Forty IFEX members call for concrete measures to end violence against women who speak out courageously

To mark the International Day for the Elimination of Violence Against Women on 25 November, we, the undersigned 40 members of the International Freedom of Expression Exchange (IFEX), express solidarity with women who have been the victims of violence for exercising their free expression rights.

On this day we call attention to the situation of the many women who face threats and are subject to targeted attacks because of their gender. Death threats, kidnapping, physical attacks, including assaults, flogging and killings, as well as sexual, verbal and judicial harassment are atrocities that many women journalists, writers and activists face the world over, particularly in countries where freedom of speech is not upheld.

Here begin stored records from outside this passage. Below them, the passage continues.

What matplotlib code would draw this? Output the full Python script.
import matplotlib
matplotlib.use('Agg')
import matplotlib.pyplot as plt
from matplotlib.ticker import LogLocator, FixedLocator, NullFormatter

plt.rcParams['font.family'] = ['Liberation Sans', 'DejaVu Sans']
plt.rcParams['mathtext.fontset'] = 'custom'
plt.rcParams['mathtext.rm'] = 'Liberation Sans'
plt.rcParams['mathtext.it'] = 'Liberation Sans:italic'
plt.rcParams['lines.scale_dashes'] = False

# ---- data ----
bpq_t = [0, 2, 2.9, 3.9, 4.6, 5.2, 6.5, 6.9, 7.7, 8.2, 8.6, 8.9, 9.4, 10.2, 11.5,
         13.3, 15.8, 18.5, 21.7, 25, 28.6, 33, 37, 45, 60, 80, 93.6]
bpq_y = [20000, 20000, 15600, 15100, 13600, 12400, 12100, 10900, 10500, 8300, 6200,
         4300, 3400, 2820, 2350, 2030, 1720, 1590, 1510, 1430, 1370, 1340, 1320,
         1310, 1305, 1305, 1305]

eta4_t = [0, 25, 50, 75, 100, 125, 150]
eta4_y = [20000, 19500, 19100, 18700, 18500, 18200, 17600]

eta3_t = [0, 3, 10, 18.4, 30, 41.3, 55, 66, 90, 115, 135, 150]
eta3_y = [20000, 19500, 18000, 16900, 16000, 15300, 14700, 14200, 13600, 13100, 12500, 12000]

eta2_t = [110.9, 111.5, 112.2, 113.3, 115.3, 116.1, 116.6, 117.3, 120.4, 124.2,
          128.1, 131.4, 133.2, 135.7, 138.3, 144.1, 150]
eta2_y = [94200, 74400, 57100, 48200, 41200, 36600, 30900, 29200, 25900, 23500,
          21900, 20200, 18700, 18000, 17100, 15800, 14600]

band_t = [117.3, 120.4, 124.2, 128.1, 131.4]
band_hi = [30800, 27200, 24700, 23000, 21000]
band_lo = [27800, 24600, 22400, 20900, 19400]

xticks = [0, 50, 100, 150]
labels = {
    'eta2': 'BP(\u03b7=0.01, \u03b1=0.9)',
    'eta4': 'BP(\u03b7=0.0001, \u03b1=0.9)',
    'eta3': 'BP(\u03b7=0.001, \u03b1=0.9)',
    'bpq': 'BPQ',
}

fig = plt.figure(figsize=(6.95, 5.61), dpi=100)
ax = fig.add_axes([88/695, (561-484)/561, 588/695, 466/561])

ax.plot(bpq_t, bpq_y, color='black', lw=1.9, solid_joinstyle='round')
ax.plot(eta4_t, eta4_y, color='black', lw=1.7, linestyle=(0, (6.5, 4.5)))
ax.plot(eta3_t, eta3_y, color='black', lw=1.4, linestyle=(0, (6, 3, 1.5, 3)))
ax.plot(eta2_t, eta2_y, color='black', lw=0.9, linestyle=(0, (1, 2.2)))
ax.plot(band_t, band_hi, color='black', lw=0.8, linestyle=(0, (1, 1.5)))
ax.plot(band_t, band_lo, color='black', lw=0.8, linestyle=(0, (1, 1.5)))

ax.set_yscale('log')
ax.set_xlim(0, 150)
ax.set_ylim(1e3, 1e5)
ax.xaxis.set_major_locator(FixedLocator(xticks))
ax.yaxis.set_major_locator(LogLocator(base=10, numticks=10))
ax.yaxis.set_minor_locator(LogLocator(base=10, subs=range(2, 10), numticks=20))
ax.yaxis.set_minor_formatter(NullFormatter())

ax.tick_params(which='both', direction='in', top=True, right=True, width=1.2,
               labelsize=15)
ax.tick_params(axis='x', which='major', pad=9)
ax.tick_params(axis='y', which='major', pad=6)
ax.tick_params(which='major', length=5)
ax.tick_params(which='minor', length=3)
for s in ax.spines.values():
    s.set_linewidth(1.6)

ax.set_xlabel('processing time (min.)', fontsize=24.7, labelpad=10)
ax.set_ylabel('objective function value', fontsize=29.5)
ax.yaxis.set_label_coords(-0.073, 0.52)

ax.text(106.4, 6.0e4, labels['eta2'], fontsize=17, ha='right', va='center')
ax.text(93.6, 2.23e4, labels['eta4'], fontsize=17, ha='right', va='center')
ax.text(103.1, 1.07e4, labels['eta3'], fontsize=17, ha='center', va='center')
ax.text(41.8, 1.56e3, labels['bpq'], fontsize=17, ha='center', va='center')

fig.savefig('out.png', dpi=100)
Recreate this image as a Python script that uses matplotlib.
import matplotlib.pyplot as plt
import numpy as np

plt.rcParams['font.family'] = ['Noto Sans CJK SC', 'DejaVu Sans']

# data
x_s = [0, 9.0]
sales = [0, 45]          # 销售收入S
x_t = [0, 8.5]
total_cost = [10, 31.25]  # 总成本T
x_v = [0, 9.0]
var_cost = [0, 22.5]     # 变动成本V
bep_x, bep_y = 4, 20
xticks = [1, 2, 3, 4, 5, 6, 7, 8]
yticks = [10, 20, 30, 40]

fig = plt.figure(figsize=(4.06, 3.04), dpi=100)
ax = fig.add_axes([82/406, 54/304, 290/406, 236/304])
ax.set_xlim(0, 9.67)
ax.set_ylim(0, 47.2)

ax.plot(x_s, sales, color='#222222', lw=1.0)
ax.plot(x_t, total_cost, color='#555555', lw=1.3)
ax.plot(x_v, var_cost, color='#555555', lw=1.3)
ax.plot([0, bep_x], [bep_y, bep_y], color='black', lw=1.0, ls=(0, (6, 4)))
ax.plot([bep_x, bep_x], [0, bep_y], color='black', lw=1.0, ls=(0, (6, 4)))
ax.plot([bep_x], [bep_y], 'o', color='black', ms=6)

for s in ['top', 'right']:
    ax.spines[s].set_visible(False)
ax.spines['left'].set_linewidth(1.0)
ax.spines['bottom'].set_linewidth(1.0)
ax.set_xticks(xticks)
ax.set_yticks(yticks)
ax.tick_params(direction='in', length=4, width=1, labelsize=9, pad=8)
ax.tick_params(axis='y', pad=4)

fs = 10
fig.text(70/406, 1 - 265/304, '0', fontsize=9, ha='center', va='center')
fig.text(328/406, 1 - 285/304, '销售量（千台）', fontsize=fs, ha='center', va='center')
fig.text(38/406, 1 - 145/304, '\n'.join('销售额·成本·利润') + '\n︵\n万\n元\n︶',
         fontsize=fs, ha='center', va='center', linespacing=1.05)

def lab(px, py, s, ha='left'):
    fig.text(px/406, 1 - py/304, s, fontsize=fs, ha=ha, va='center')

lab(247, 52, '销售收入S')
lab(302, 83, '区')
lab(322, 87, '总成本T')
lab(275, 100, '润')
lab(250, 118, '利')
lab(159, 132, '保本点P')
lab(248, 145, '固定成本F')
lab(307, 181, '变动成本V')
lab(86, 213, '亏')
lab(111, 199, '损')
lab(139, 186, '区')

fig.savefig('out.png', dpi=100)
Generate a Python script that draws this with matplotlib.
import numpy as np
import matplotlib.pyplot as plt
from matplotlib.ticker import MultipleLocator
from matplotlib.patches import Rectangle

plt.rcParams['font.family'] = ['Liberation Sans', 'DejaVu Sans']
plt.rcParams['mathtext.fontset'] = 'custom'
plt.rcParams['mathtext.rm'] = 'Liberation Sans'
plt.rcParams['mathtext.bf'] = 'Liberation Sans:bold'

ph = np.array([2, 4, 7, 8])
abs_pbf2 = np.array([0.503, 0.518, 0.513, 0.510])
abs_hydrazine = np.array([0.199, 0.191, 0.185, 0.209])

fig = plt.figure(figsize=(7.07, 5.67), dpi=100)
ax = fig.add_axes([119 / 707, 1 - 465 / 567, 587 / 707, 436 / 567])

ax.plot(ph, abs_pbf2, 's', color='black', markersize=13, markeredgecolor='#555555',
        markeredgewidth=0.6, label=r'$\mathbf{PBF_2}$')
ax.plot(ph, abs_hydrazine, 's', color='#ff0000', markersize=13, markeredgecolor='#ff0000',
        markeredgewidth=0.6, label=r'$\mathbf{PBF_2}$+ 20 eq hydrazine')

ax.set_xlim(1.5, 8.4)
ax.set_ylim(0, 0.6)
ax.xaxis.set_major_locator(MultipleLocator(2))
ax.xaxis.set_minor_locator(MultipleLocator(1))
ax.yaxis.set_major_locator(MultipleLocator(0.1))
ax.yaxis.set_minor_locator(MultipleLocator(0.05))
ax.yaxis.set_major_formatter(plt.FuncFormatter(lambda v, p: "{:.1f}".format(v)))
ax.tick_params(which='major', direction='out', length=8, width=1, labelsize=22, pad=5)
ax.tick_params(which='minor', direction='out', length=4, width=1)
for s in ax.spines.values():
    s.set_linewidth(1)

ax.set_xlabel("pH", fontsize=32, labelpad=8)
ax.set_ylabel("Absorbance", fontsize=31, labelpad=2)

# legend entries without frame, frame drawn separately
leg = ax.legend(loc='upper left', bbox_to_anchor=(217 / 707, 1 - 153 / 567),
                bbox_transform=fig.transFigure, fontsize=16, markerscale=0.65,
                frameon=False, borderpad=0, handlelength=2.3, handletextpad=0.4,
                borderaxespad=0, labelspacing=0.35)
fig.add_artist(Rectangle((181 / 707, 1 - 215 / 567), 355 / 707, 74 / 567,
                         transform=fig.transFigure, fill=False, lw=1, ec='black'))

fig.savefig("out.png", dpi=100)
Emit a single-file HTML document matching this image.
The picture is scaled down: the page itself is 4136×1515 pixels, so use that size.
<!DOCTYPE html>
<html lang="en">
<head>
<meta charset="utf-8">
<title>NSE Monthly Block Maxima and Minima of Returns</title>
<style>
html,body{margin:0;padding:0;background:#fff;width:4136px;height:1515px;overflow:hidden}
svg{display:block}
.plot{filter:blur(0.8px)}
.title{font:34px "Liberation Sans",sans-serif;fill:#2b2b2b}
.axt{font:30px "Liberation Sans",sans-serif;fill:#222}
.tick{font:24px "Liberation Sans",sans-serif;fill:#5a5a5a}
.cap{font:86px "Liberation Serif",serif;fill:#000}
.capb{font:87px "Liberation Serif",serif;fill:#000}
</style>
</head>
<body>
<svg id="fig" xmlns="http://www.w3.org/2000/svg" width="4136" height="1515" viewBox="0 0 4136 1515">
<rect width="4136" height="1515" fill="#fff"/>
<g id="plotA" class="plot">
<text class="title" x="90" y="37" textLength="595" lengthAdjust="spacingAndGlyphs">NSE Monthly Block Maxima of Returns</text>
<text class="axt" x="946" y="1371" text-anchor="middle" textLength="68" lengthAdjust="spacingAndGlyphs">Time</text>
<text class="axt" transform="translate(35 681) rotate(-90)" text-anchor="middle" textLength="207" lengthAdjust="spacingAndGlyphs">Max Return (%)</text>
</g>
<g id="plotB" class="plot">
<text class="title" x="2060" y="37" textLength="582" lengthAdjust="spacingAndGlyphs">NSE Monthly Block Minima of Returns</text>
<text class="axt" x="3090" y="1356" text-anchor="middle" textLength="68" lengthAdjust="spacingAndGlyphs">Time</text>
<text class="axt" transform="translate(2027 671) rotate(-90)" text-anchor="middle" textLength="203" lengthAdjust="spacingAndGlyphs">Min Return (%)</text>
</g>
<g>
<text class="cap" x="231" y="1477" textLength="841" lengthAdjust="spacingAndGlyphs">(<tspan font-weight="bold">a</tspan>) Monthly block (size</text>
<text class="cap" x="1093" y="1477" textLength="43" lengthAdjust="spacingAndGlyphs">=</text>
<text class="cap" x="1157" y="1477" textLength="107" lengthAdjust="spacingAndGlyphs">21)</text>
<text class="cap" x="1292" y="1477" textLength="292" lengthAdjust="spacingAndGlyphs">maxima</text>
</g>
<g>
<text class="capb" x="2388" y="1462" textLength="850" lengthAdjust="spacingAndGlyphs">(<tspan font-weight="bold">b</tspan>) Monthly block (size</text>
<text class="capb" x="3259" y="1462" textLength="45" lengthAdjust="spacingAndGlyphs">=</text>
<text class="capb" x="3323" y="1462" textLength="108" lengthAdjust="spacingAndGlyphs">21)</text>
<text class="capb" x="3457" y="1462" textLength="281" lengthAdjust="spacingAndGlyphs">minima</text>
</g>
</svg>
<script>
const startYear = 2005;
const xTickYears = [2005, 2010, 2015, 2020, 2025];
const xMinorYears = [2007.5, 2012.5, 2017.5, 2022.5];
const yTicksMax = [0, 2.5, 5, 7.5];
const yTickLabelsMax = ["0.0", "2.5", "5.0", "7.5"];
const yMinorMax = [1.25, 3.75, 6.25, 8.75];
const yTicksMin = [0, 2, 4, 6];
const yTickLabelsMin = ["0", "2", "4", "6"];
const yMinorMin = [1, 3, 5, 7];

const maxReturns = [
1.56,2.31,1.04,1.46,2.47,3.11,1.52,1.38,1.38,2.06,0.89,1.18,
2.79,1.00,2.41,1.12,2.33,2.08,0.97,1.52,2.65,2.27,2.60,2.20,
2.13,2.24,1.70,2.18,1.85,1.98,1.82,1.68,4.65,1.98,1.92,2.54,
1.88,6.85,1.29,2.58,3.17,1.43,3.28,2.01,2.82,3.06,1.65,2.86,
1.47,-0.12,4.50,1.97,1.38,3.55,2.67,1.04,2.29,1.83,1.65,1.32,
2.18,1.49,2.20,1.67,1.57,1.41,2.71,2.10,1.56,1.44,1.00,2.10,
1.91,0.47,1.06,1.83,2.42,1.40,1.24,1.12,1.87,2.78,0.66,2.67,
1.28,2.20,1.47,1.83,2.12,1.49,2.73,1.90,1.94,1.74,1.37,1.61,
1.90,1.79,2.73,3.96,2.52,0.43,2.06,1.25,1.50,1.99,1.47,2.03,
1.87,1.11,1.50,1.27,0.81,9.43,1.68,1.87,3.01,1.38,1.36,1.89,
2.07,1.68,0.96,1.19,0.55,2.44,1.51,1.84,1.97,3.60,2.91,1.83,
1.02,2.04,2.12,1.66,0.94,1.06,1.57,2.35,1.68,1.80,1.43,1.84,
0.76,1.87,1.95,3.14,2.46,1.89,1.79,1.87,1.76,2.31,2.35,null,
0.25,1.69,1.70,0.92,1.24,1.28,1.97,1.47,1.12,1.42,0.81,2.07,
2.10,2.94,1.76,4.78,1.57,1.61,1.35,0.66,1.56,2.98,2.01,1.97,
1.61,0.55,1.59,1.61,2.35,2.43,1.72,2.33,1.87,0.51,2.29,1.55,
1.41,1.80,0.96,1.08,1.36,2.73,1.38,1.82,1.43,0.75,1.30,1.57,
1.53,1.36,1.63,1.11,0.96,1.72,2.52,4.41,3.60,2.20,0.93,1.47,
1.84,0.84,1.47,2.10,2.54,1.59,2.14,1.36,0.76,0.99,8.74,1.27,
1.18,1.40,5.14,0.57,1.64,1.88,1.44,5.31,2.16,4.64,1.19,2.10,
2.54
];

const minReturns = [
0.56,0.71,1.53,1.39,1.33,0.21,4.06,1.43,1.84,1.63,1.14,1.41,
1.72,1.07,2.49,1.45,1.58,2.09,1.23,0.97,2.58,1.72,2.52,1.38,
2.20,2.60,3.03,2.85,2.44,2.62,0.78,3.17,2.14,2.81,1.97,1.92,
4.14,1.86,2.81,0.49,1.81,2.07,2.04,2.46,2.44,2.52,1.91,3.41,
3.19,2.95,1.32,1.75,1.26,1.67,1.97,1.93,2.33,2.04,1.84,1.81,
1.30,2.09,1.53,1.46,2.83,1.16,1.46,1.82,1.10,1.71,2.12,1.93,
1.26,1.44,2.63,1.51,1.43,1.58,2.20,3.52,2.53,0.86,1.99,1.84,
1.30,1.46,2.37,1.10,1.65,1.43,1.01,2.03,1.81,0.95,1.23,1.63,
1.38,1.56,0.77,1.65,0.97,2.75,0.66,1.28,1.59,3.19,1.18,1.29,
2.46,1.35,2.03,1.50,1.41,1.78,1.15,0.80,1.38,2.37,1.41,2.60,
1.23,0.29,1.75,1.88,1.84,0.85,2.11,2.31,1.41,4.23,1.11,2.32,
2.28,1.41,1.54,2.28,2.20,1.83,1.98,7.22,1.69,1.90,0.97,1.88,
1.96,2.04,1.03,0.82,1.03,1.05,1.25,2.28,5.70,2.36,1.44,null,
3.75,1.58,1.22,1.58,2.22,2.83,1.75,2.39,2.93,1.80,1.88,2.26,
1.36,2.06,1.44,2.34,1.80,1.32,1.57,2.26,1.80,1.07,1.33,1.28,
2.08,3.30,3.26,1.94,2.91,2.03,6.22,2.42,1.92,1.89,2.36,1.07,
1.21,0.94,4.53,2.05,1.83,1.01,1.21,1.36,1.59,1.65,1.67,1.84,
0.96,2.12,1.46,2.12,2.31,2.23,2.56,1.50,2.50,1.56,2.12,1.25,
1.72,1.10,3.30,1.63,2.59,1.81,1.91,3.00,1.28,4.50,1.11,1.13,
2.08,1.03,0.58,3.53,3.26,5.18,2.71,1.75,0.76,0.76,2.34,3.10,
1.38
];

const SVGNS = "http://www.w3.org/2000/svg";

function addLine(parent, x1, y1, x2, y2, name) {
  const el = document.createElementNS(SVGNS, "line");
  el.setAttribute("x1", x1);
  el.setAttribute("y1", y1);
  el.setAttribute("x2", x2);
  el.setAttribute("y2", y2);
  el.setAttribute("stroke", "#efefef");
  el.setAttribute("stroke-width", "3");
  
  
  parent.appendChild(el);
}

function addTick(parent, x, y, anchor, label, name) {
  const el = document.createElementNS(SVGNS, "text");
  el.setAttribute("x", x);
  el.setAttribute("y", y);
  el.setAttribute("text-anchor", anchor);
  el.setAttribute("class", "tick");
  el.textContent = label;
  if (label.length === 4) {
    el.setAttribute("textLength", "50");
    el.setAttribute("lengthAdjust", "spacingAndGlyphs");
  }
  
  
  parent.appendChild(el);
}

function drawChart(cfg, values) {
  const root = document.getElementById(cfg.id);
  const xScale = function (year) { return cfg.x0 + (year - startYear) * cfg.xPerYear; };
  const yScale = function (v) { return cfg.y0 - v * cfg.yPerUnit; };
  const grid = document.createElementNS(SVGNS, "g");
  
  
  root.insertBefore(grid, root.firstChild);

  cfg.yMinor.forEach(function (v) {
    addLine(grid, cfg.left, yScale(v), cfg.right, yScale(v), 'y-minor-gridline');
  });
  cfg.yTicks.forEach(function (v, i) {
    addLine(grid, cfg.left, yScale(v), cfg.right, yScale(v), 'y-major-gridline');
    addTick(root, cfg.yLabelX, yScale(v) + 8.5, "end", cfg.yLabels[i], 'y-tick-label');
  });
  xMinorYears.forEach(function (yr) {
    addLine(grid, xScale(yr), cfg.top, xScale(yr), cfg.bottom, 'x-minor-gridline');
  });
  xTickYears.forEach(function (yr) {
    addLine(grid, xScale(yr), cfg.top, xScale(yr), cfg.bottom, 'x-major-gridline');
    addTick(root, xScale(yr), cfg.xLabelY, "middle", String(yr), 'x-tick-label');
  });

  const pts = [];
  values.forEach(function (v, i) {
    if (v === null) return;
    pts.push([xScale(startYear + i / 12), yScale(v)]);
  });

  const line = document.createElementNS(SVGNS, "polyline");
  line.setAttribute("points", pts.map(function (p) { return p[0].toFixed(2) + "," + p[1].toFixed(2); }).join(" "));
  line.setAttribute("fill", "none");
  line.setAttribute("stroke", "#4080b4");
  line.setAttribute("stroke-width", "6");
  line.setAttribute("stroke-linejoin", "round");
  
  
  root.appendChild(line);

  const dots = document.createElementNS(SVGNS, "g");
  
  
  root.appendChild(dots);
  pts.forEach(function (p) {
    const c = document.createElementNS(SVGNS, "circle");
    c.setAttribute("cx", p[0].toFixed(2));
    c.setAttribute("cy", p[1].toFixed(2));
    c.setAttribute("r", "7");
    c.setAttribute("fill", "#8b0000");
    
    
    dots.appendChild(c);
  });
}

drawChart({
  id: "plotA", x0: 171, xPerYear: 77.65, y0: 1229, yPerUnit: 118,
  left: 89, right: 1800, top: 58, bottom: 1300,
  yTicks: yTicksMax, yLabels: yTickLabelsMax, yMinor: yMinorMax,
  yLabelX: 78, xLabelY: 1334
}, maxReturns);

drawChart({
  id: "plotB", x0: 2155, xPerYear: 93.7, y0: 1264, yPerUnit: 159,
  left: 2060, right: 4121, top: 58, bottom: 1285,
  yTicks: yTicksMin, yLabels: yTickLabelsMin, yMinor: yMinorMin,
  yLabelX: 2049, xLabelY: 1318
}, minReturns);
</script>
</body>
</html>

This year, several women have been murdered or threatened with death in regions around the world. On 11 January, Uma Singh, a print and broadcast journalist, was brutally attacked and killed by 15 men at her home in Dhanusa, Nepal. Singh, 24, was a role model for many young women in Nepal who sought to join the journalism profession. She investigated illegal land grabs and opposed threats to women's rights, including the local tradition of costly dowries. On the night of Singh's murder, "Kantipur Daily" correspondent Manika Jha received death threats from a group who said "now it is your turn". These attacks followed complaints by women journalists in Dhanusa that dozens of female media staff had been forced to quit their jobs following threats from armed groups.

Natalya Estemirova, who worked for the human rights group Memorial and wrote for "Novaya Gazeta", was abducted at her home in Grozny in the Chechen Republic, on 15 July. Her body was later found in neighbouring Ingushetia, with gunshot wounds. The journalist had been investigating atrocities committed in Chechnya and the North Caucasus, convinced "the determination and courage of those who were not prepared to put up with this lawlessness (would) win in the end."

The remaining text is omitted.